An inclusive leader understands that even the best intentions could result in a negative impact. However, an inclusive leader prioritizes impact to be respectful and validate the experience of the team member who feels hurt or distressed.
Does intent even matter?
The motorcycle driver kept on going, and we never found out who he was or if he even noticed what happened, and no one took his license plate or called the police. But if he had been prosecuted, his intent would have mattered in a court of law.
Both drivers would have probably been found innocent or charged in any way that could never reflect this car accident's impact on my life.
Besides the apparent health, financial consequences and opportunity costs, this event has been highly debilitating to my mental health. It's been more than 25 years, and I still experience anxiety and even panic attacks related to driving. And there is so much more!

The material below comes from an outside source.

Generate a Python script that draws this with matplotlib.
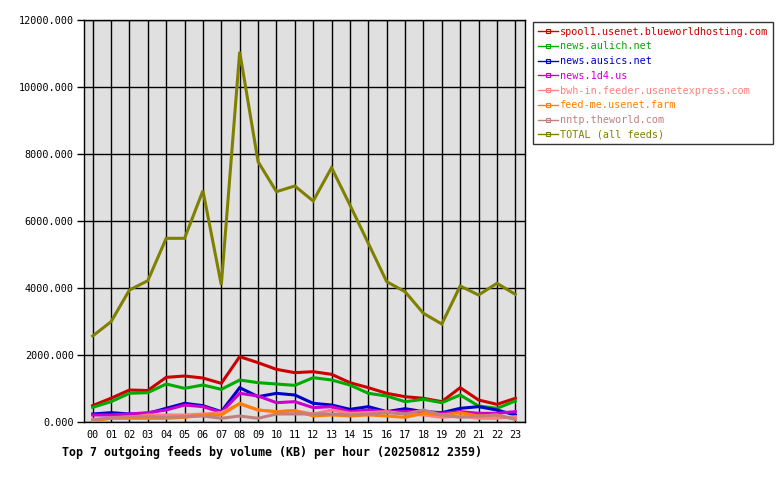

But even in a courtroom, the intent also matters. If there had been evidence of the intent of harm, the accident would have instantly become a crime.
Acknowledging the impact of our conversations is imperative to create a safe place where people can be vulnerable.
However, it is essential to allow people to express their intent after being held accountable for the unintended consequences of their actions. When we explore both the impact and the intent, we can create connection, foster curiosity and communicate care.
When someone voices a concern, we must avoid and discourage these invalidating statements:
- "I didn't mean any harm."
- "I'm sorry you feel that way. That was not my intention."
- "It was just a joke!"
A great leader does not deny, dismiss or downplay the impact words and behavior cause and educates others. This is especially crucial when seeking to create an inclusive environment.
For instance, as an immigrant to the United States and a woman of color, I have often been the target of discrimination, microaggressions and subtle (and overt) acts of exclusion. I have had thousands of conversations with people who have had similar experiences and are equally passionate advocates but don't feel safe speaking out because:
- They've learned that claiming a lack of bad intent or a lack of knowledge gets people off the hook.
- They end up being shamed for their feelings, experiences and perceptions.
- They don't see a change in the environment.
Promoting a culture where everyone feels safe, seen and supported requires an impact-focused, intent-inclusive approach.
My 3-step communication model
When there's an intent vs. impact gap, we can bridge it with what I call "Communication CPR." The three elements of Communication CPR are:
Care: Focusing on validating the impacted person.
Perspective: Allowing the affected person to provide their perspective and then exploring the other person's intent.
Repair: Taking immediate action to make the necessary shifts to assure resolution, reconciliation and restitution.
Start Communication CPR today!
There were two drivers and three passengers in that car accident, and I'm grateful we all survived. When you practice the Communication CPR model in the workplace, your team's harmony and morale will also survive and thrive.
When we focus on impact and explore intent, we can avoid otherness and create workplaces and communities that are safe, welcoming and inclusive, both in our personal and professional life.
Are you willing to try impact-focused intent-inclusive communication?